Pour la passionnée de trains et de nouveaux ailleurs que je suis, le sujet de Déraillements était vendu d’avance, véritable invitation au voyage. Quand à l’érudition, au style rigoureux, au talent d’écriture de Robert Lévesque, tous largement reconnus malgré – ou à cause de – la réputation sulfureuse de l’écrivain, ils ne pouvaient qu’enrichir les histoires proposées. Ce qui fut fait et bien fait, le livre ne déçoit pas.
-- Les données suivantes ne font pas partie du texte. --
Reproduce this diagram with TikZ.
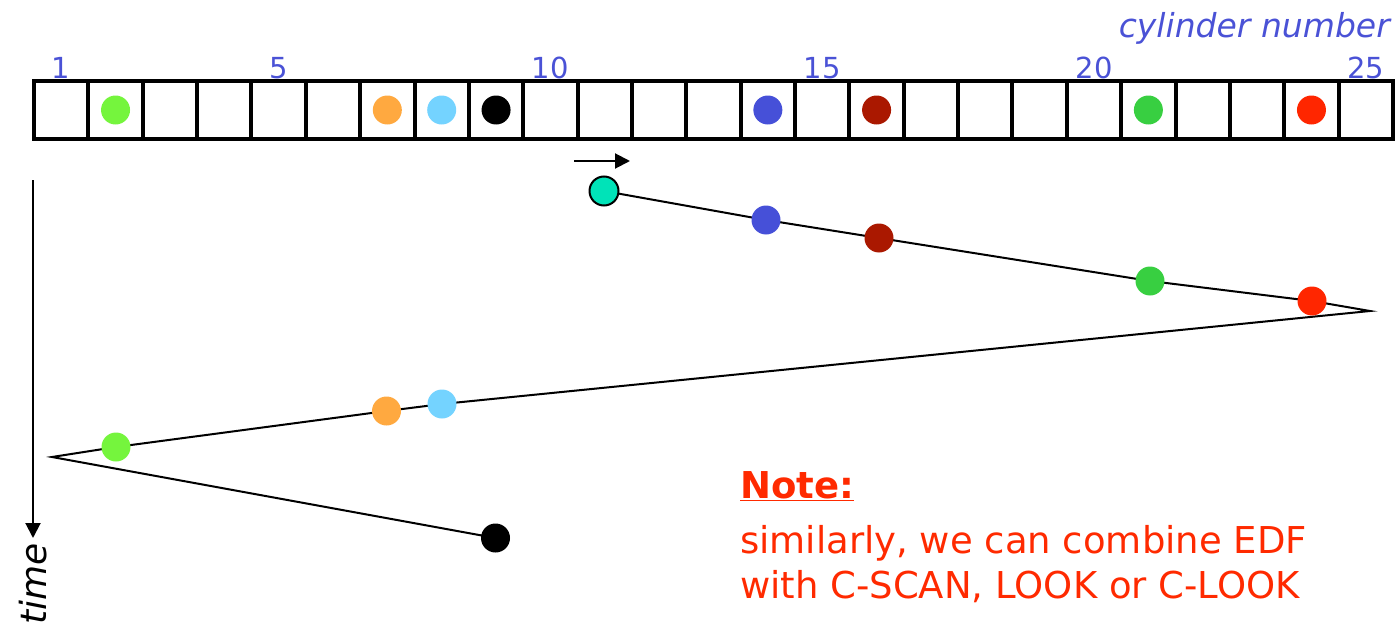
\documentclass[tikz,border=0pt]{standalone}
\usepackage{fontspec}
\setmainfont{DejaVu Sans}
\usetikzlibrary{arrows.meta,backgrounds}
\definecolor{lblue}{HTML}{4A52D6}
\definecolor{notered}{HTML}{FF2A00}
\definecolor{cLgreen}{HTML}{75F53D}
\definecolor{cOrange}{HTML}{FFA940}
\definecolor{cLblue}{HTML}{74D3FF}
\definecolor{cBlue}{HTML}{4650D8}
\definecolor{cDred}{HTML}{AA1800}
\definecolor{cGreen}{HTML}{38CF41}
\definecolor{cRed}{HTML}{FF2600}
\definecolor{cTeal}{HTML}{00E3B8}
\begin{document}
\begin{tikzpicture}[x=1pt,y=-1pt,
  cell/.style={draw, line width=4pt, minimum width=54.36pt, minimum height=58pt, inner sep=0pt, outer sep=0pt},
  dot/.style={circle, minimum size=29pt, inner sep=0pt, outer sep=0pt, draw=none},
  numlbl/.style={text=lblue, font=\fontsize{29}{31}\selectfont, inner sep=0pt},
  track/.style={line width=2pt, line join=miter},
  axis/.style={line width=2pt, -{Triangle[length=15pt,width=15pt]}},
  notetxt/.style={text=notered, font=\fontsize{37}{44}\selectfont, inner sep=0pt, anchor=base west}
]
\useasboundingbox (0,0) rectangle (1398,626);

% cylinder bar
\foreach \i in {1,...,25} {
  \node[cell] (c\i) at ({34+54.36*(\i-0.5)},110) {};
}
\foreach \n in {1,5,10,15,20,25} {
  \node[numlbl, anchor=base] (n\n) at ({34+54.36*(\n-0.5)},78) {\n};
}
\node[text=lblue, font=\fontsize{33}{36}\selectfont\itshape, inner sep=0pt, anchor=base east] (cyl) at (1390,38) {cylinder number};

% requests in the bar
\node[dot, fill=cLgreen] (b2) at (c2.center) {};
\node[dot, fill=cOrange] (b7) at (c7.center) {};
\node[dot, fill=cLblue] (b8) at (c8.center) {};
\node[dot, fill=black] (b9) at (c9.center) {};
\node[dot, fill=cBlue] (b14) at (c14.center) {};
\node[dot, fill=cDred] (b16) at (c16.center) {};
\node[dot, fill=cGreen] (b21) at (c21.center) {};
\node[dot, fill=cRed] (b24) at (c24.center) {};

% head direction arrow
\coordinate (ha) at (574,161);
\coordinate (hb) at (630,161);
\draw[axis] (ha) -- (hb);

% time axis
\coordinate (ta) at (33,180);
\coordinate (tb) at (33,538);
\draw[axis] (ta) -- (tb);
\node[font=\fontsize{36}{40}\selectfont\itshape, rotate=90, anchor=base east, inner sep=0pt] (tm) at (46,543) {time};

% trajectory dots
\node[dot, fill=cTeal, draw=black, line width=2pt] (h) at (604,191) {};
\node[dot, fill=cBlue] (t14) at (766,220) {};
\node[dot, fill=cDred] (t16) at (879,238) {};
\node[dot, fill=cGreen] (t21) at (1150,281) {};
\node[dot, fill=cRed] (t24) at (1312,301) {};
\coordinate (tr) at (1370,311);
\node[dot, fill=cLblue] (t8) at (442,404) {};
\node[dot, fill=cOrange] (t7) at (386.5,411) {};
\node[dot, fill=cLgreen] (t2) at (116,447) {};
\coordinate (tl) at (52,457);
\node[dot, fill=black] (t9) at (495.5,538) {};

\begin{scope}[on background layer]
\draw[track] (h.center) -- (t14.center) -- (t16.center) -- (t21.center) -- (t24.center) -- (tr)
  -- (t8.center) -- (t7.center) -- (t2.center) -- (tl) -- (t9.center);
\end{scope}

% note
\node[notetxt] (note0) at (740,498) {\bfseries\underline{Note:}};
\node[notetxt] (note1) at (740,553) {similarly, we can combine EDF};
\node[notetxt] (note2) at (740,598) {with C-SCAN, LOOK or C-LOOK};
\end{tikzpicture}
\end{document}
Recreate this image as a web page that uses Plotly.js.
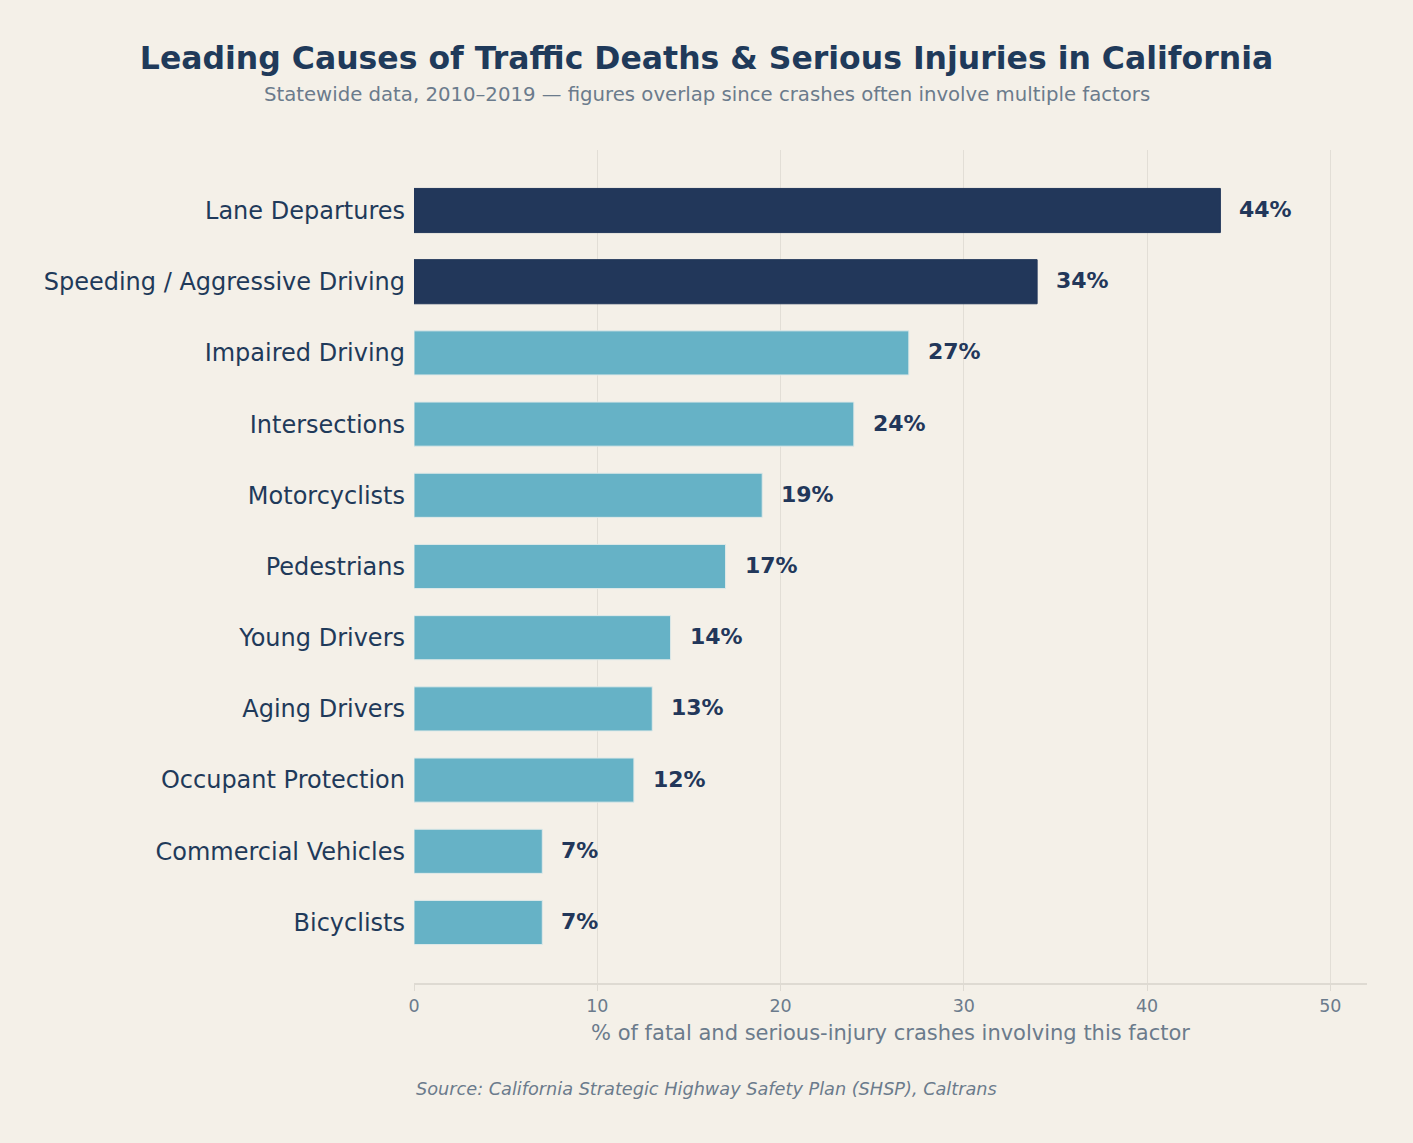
<!DOCTYPE html>
<html>
<head>
<meta charset="utf-8">
<script src="https://cdn.plot.ly/plotly-3.0.1.min.js"></script>
<style>html,body{margin:0;padding:0;background:#f4f0e8;}#chart{width:1413px;height:1143px;}</style>
</head>
<body>
<div id="chart"></div>
<script>
const categories = ["Lane Departures","Speeding / Aggressive Driving","Impaired Driving","Intersections","Motorcyclists","Pedestrians","Young Drivers","Aging Drivers","Occupant Protection","Commercial Vehicles","Bicyclists"];
const values = [44,34,27,24,19,17,14,13,12,7,7];
const highlighted = [true,true,false,false,false,false,false,false,false,false,false];
const labels = values.map(v => v + "%");

const DARK = "#22375a", LIGHT = "#66b2c6", BG = "#f4f0e8", FONT = "DejaVu Sans, sans-serif";

const trace = {
  type: "bar", orientation: "h",
  x: values, y: categories,
  width: 0.62,
  marker: {color: highlighted.map(h => h ? DARK : LIGHT), line: {color: highlighted.map(h => h ? DARK : "#dfe9e8"), width: 1}},
  hoverinfo: "none"
};

const W = 1413, H = 1143, ML = 414, MR = 46, MT = 150, MB = 160;
const PW = W - ML - MR, PH = H - MT - MB;

const annotations = values.map((v, i) => ({
  x: v, y: categories[i], xref: "x", yref: "y", text: "<b>" + labels[i] + "</b>",
  showarrow: false, xanchor: "left", xshift: 17, yshift: 1, font: {family: FONT, size: 22, color: DARK}
}));
annotations.push({
  xref: "paper", yref: "paper", x: 0, y: -0.113, xanchor: "left", yanchor: "top",
  text: "<i>Source: California Strategic Highway Safety Plan (SHSP), Caltrans</i>",
  showarrow: false, font: {family: FONT, size: 17.7, color: "#6b7b8c"}
});
annotations.push({
  xref: "paper", yref: "paper", x: (W / 2 - ML) / PW, y: 1 + (MT - 94) / PH, xanchor: "center", yanchor: "middle",
  text: "Statewide data, 2010–2019 — figures overlap since crashes often involve multiple factors",
  showarrow: false, font: {family: FONT, size: 19.7, color: "#6b7b8c"}
});

const layout = {
  width: W, height: H,
  paper_bgcolor: BG, plot_bgcolor: BG,
  margin: {l: ML, r: MR, t: MT, b: MB},
  title: {text: "<b>Leading Causes of Traffic Deaths &amp; Serious Injuries in California</b>", x: 0.5, xanchor: "center", xref: "container", yref: "container", y: 1 - 58/1143, yanchor: "middle",
    font: {family: FONT, size: 31.5, color: "#1f3a5a"}},
  xaxis: {range: [0, 52], tickvals: [0,10,20,30,40,50], showgrid: true, gridcolor: "#e2ded6", gridwidth: 1,
    zeroline: false, showline: true, linecolor: "#dedad2", linewidth: 2, ticks: "outside", ticklen: 6, tickcolor: "#dedad2",
    tickfont: {family: FONT, size: 17.5, color: "#6b7b8c"},
    title: {text: "% of fatal and serious-injury crashes involving this factor", standoff: 10, font: {family: FONT, size: 21, color: "#6b7b8c"}}},
  yaxis: {autorange: false, range: [10.85, -0.85], type: "category", showgrid: false, zeroline: false, showline: false, ticks: "", ticklabelstandoff: 8,
    tickfont: {family: FONT, size: 24, color: "#1f3a5a"}},
  annotations: annotations,
  showlegend: false
};

Plotly.newPlot("chart", [trace], layout, {displayModeBar: false, staticPlot: true});
</script>
</body>
</html>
En quelque 30 textes où s’entrecroisent gares, voitures-couchettes et wagons-restaurants, Lévesque explore les univers de nombreux grands de la littérature, de Butor à Rimbaud, de Ferron à Ibsen, de Buies à Joyce. N’en jetez plus, la cour est pleine. En effet, plusieurs écrivains répondent à l’appel, voyageurs sur un quelconque chemin de fer, devenus sujets d’une courte aventure ferroviaire bien ramassée. « Le train filait son allure de train. Dans un reflet s’attardant sur la vitre de son compartiment, [Michèle Desbordes] imagine le sourire de son être cher, de son gisant, un court instant. »
Lévesque a su, par son impressionnante recherche et par sa fascinante capacité à tisser des liens, recréer en quelques pages la séduction exercée par les trains sur les écrivains choisis. L’auteur connaît ses classiques : « Longtemps, Marcel Proust prit des trains de bonne heure ». Lévesque n’a pas oublié Kafka, qui ouvre et clôt l’ouvrage, autant lorsqu’il rêve d’une danseuse russe dont « le train partait tout de suite » que lorsqu’il raconte son « premier grand voyage en chemin de fer [Prague-Zurich] ».
La troublante thématique du train et de la mort fait aussi partie de l’itinéraire. Gabrielle Roy retourne à Saint-Boniface après avoir appris la mort de sa mère et Robert Desnos monte dans un wagon à bestiaux, en route vers Auschwitz.
En 2011, Robert Lévesque est lauréat de la bourse offerte par l’Union des écrivaines et écrivains québécois, laquelle inclut une résidence d’écriture à Petite-Rivière-Saint-François. Souhaitons que Charlevoix lui inspire de nouveaux itinéraires qu’il voudra bien partager.